L’endroit ne paie pas de mine. Sur la départementale 35 qui descend de Morsiglia-village et débouche sur la mer pour rejoindre Centuri, les tamaris font écran à la modeste bâtisse posée près du fiume guadu, un ruisseau à sec qui se perd dans les galets de la plage de Mute.
La bâtisse est une chapelle désacralisée, dédiée à saint Sébastien –San Sebastianu-. Elle a été, pendant trois étés, de 1968 à 1970, une matrice à produire de l’art autrement, un haut lieu enthousiaste de création : les murs intérieurs et extérieurs et le parvis de la chapelle ont été les supports de l’inventivité des « Centurions », une phalange d’une quinzaine de jeunes artistes menée par un professeur hors pair, José Lorenzi, et un plasticien en devenir, Dominique Degli-Esposti.
À l’intérieur de l’oratoire, le galet est roi.

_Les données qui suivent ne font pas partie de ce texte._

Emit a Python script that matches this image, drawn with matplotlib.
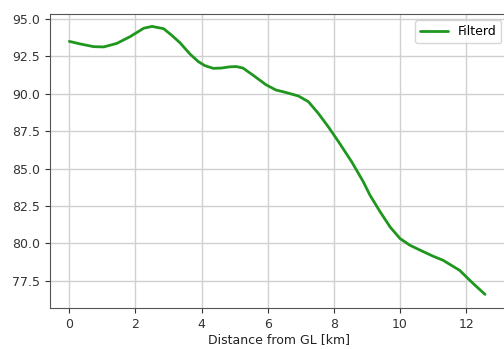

Le mur du fond, au-dessus de l’autel, en est joliment tapissé. Au sol, une procession de pierres aux formes adoucies par les flots conduit jusqu’à l’autel. Une croix en bois flotté, incrusté de minuscules pierres blanches, posée en hauteur, accueille le visiteur.

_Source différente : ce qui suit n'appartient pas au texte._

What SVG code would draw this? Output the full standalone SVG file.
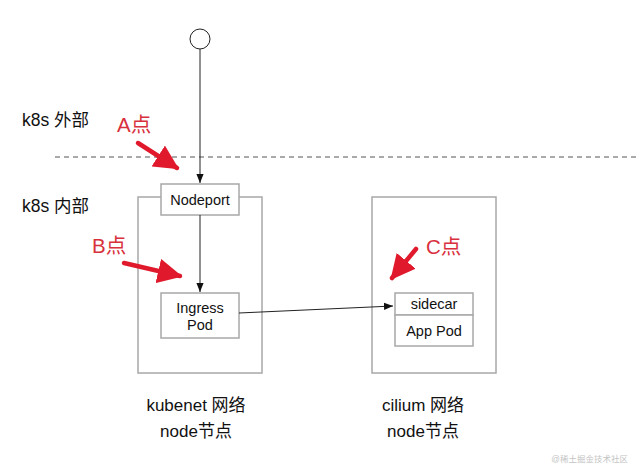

À l’extérieur, les mosaïques aux pierres noires, rouges et blanches, s’étirent en vagues, en cercles, en arabesques. Au-dessus de la porte d’entrée, la sculpture dite des « doigts entrelacés » appelle à la fraternité.
Mais l’ensemble a mal résisté au temps, aux vents et à la mer toute proche.
Faut-il restaurer ce lieu si particulier, jaillissement créatif et collectif de vies en train de s’affirmer ? Que sont ces jeunes artistes devenus ? Le sculpteur des « doigts entrelacés » est mort jeune. Un autre a fait de la politique. Il est maire de sa commune (2021). Un autre est enseignant d’arts plastiques à la retraite. Un quatrième est désormais plasticien de renommée internationale. Il s’appelle Ange Leccia.